Block I - Introduction to the BAM Data Store

This part of the Data Store Days consists of a slide presentation: Download here. (TODO: add link for slides) We also refer to the Data Store Wiki for all the definitions of the main concepts in openBIS and in the Data Store project.

BAM Data Model and Masterdata definitions¶

OpenBIS and the data therein is organized following a folder-like structure space/project/collection/object_types/datasets. The object types and datasets are the main data structures used in openBIS. The object types represent tangible and intangible entities and their attached metainformation. The datasets can also contain metainformation and attached files. The data model in openBIS is defined by the object types and its assigned properties, plus the parent-child relationships created between the objects. The assigned properties have different datatypes: they can be strings, floats, etc., and they can also be controlled vocabularies. A controlled vocabulary is an enumeration of strings that the assigned property can take.

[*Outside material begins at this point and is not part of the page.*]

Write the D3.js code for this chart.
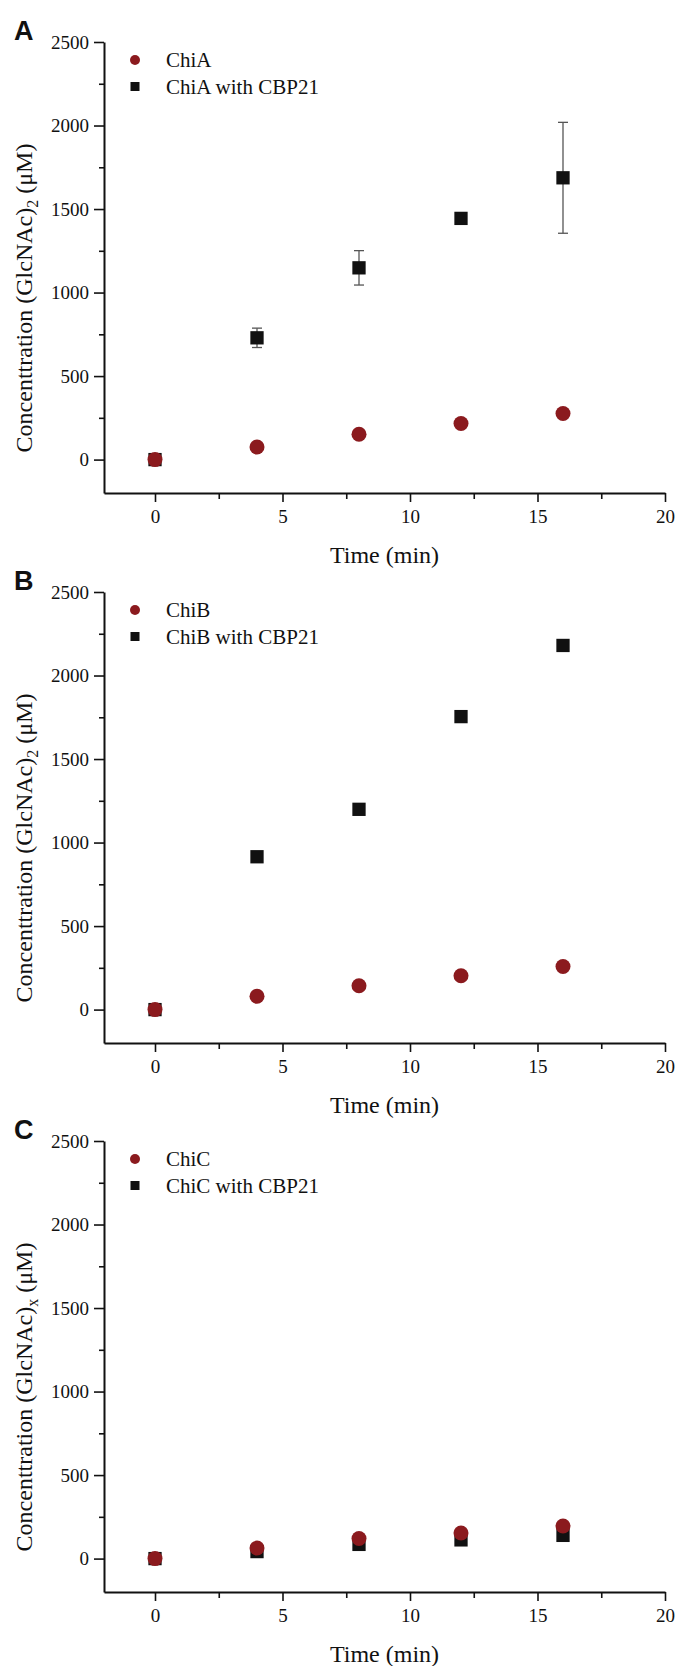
<!DOCTYPE html>
<html>
<head>
<meta charset="utf-8">
<script src="https://cdn.jsdelivr.net/npm/d3@7"></script>
<style>
    body { margin: 0; background: #fff; }
    svg text { font-family: "Liberation Serif", "Times New Roman", serif; fill: #111; }
    .axis path, .axis line { stroke: #111; }
</style>
</head>
<body>
<div id="chart"></div>
<script>
// time points (min)
var times = [0, 4, 8, 12, 16];

// panel A
var chiA = [0, 75, 152, 216, 276];
var chiACbp = [0, 729, 1148, 1444, 1687];
var chiACbpErr = [0, 58, 103, 0, 332];

// panel B
var chiB = [0, 80, 143, 203, 258];
var chiBCbp = [0, 915, 1199, 1754, 2180];

// panel C
var chiC = [0, 63, 120, 153, 195];
var chiCCbp = [0, 42, 85, 112, 139];

var yMajor = [0, 500, 1000, 1500, 2000, 2500];
var yMinor = [250, 750, 1250, 1750, 2250];
var xMajor = [0, 5, 10, 15, 20];
var xMinor = [2.5, 7.5, 12.5, 17.5];

var panels = [
    {letter: "A", top: 42, name: "ChiA", sub: "2", circles: chiA, squares: chiACbp, err: chiACbpErr},
    {letter: "B", top: 592, name: "ChiB", sub: "2", circles: chiB, squares: chiBCbp, err: null},
    {letter: "C", top: 1141, name: "ChiC", sub: "x", circles: chiC, squares: chiCCbp, err: null}
];

var red = "#8b1a1e";
var black = "#111";
var serif = "'Liberation Serif', 'Times New Roman', serif";

var svg = d3.select("#chart").append("svg")
    .attr("width", 675)
    .attr("height", 1666);

function drawPanel(p) {
    var left = 104, width = 561, height = 451;

    var x = d3.scaleLinear().domain([-2, 20]).range([0, width]);
    var y = d3.scaleLinear().domain([-200, 2500]).range([height, 0]);

    var g = svg.append("g")
        .attr("transform", "translate(" + left + "," + p.top + ")");

    // minor ticks first so the main axis sits on top
    g.append("g")
        .attr("class", "axis")
        .call(d3.axisLeft(y).tickValues(yMinor).tickSize(5).tickFormat(""))
        .call(function(a) { a.select(".domain").remove(); });
    g.append("g")
        .attr("class", "axis")
        .attr("transform", "translate(0," + height + ")")
        .call(d3.axisBottom(x).tickValues(xMinor).tickSize(6).tickFormat(""))
        .call(function(a) { a.select(".domain").remove(); });

    g.append("g")
        .attr("class", "axis")
        .call(d3.axisLeft(y).tickValues(yMajor).tickSize(10).tickSizeOuter(0).tickPadding(5).tickFormat(d3.format("d")));
    g.append("g")
        .attr("class", "axis")
        .attr("transform", "translate(0," + height + ")")
        .call(d3.axisBottom(x).tickValues(xMajor).tickSize(9).tickSizeOuter(0).tickPadding(8).tickFormat(d3.format("d")));

    g.selectAll(".axis line").attr("stroke-width", 1.6);
    g.selectAll(".axis .domain").attr("stroke-width", 2);
    g.selectAll(".axis").attr("font-family", null);
    g.selectAll(".axis text")
        .style("font-size", "19px")
        .style("font-family", serif)
        .attr("fill", black);

    // axis titles
    g.append("text")
        .attr("x", width / 2)
        .attr("y", height + 70)
        .attr("text-anchor", "middle")
        .attr("font-size", "24px")
        .text("Time (min)");

    var yt = g.append("text")
        .attr("transform", "translate(" + (32 - left) + "," + 256 + ") rotate(-90)")
        .attr("text-anchor", "middle")
        .attr("font-size", "24px");
    yt.append("tspan").text("Concenttration (GlcNAc)");
    yt.append("tspan").attr("font-size", "16px").attr("dy", 6).text(p.sub);
    yt.append("tspan").attr("dy", -6).text(" (\u03bcM)");

    // panel letter
    svg.append("text")
        .attr("x", 14)
        .attr("y", p.top - 2)
        .attr("font-weight", "bold")
        .attr("font-size", "27px")
        .attr("fill", black)
        .style("font-family", "'Liberation Sans', Arial, sans-serif")
        .text(p.letter);

    // error bars for the CBP21 series
    if (p.err) {
        var eb = g.append("g").attr("stroke", "#555").attr("stroke-width", 1.3);
        times.forEach(function(t, i) {
            var e = p.err[i];
            if (!e) return;
            var cx = x(t), y1 = y(p.squares[i] + e), y2 = y(p.squares[i] - e);
            eb.append("line").attr("x1", cx).attr("x2", cx).attr("y1", y1).attr("y2", y2);
            eb.append("line").attr("x1", cx - 5).attr("x2", cx + 5).attr("y1", y1).attr("y2", y1);
            eb.append("line").attr("x1", cx - 5).attr("x2", cx + 5).attr("y1", y2).attr("y2", y2);
        });
    }

    var sq = 13.3;
    g.selectAll(".sq")
        .data(p.squares)
        .enter().append("rect")
        .attr("class", "sq")
        .attr("x", function(d, i) { return x(times[i]) - sq / 2; })
        .attr("y", function(d) { return y(d) - sq / 2; })
        .attr("width", sq)
        .attr("height", sq)
        .attr("fill", black);

    g.selectAll(".dot")
        .data(p.circles)
        .enter().append("circle")
        .attr("class", "dot")
        .attr("cx", function(d, i) { return x(times[i]); })
        .attr("cy", function(d) { return y(d); })
        .attr("r", 7.5)
        .attr("fill", red);

    // legend
    var lg = g.append("g").attr("transform", "translate(31,0)");
    lg.append("circle").attr("cx", 0).attr("cy", 18).attr("r", 5).attr("fill", red);
    lg.append("rect").attr("x", -4.5).attr("y", 40).attr("width", 9).attr("height", 9).attr("fill", black);
    lg.append("text").attr("x", 31).attr("y", 25).attr("font-size", "21px").text(p.name);
    lg.append("text").attr("x", 31).attr("y", 52).attr("font-size", "21px").text(p.name + " with CBP21");
}

panels.forEach(drawPanel);
</script>
</body>
</html>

We call Masterdata (or schema) to all the defined object types, property types, and vocabularies without the actual data populating the assigned properties and without the parent-child relationships. These parent-child relationships allows to connect object types hence representing the full workflow done during the scientific activity.

For example, Instrument and Sample are object types with a set of assigned properties like name, manufacturer, device_model_name, or physical_state, to name a few. physical_state is a controlled vocabulary so it can only be defined as "solid", "liquid", and "gaseous". Both object types can be connected via a parent-child relationship, representing perhaps a characterization measurement of an instrument over a synthesized sample.

Example of an object type and its assigned properties and the workflow which can be constructed in openBIS.

In openBIS, we also distinguish between the ELN and the Inventory components in order to differentiate between objects which exists in a laboratory and can be reused by different team members (Inventory objects) from the actual objects used during the scientific workflow (ELN objects). Despite this distinction, the data model can be defined using objects from both components, so the main concepts of the software apply indistinctly.

Represent your research workflow in the Data Store¶

In order to represent your workflow in the Data Store, you need to:

Identify the tangible and intangible object types used in the workflow.
Explore the currently defined object types and their assigned properties to check if any of them align with the object types that you need to represent your workflow.
For those cases where you do not find an object type already defined, extend the current Masterdata (see Block II - BAM Masterdata).
Once the Masterdata contains all the object types that you need, populate your schema with the actual data (see Block III - Representing workflows in the BAM Data Store).

In this block, we will focus on the initial two points. For this example, we will assume that all the object types we need are already defined in the current BAM Masterdata so that we do not need to extend it.

Identify your object types¶

You can either use a piece of paper or the drawio document (TODO: add link) that we prepared in the Data Store team.

We are going to construct a directed acyclic graph (DAG) representing the workflow in your research. As an example, let's consider we have:

Example of an XRD characterization workflow.

We can identify the elements in this workflow with the Inventory and the ELN components. Furthermore, we could identify them with already existing Masterdata and assign the corresponding properties to each object.

Example of an XRD characterization workflow with generic BAM Masterdata.

The difference between both workflows is that the second one uses object types already defined in BAM Masterdata: Chemical, Instrument, Experimental Step, and Sample. Visit bam-masterdata in Github to explore the current Masterdata.

Improving the users experience

An important part of our efforts right now is to improve the experience of exploring the current BAM Masterdata. Our plan is to use WebVOWL or WebProtégé as a tool for visualizing the object types, their properties, and the inheritance relationships between them. See Block II - Collaborate and define generic entity types for more information.

Real case scenario

This example is actually too simplistic. In reality, the chances that the current BAM Masterdata does not have the object types and their assigned properties defined as you need are high. This situation also depends about how fine-grained you want to defined your workflow, and the requirements of your project. A good scientific practice is to represent your workflows as minimal as possible while keeping reproducibility maximize. And as in any data modelling project, we aim to define object types which are generic enough for any field of Materials Science Engineering to use the definitions and extend them for specific use-cases.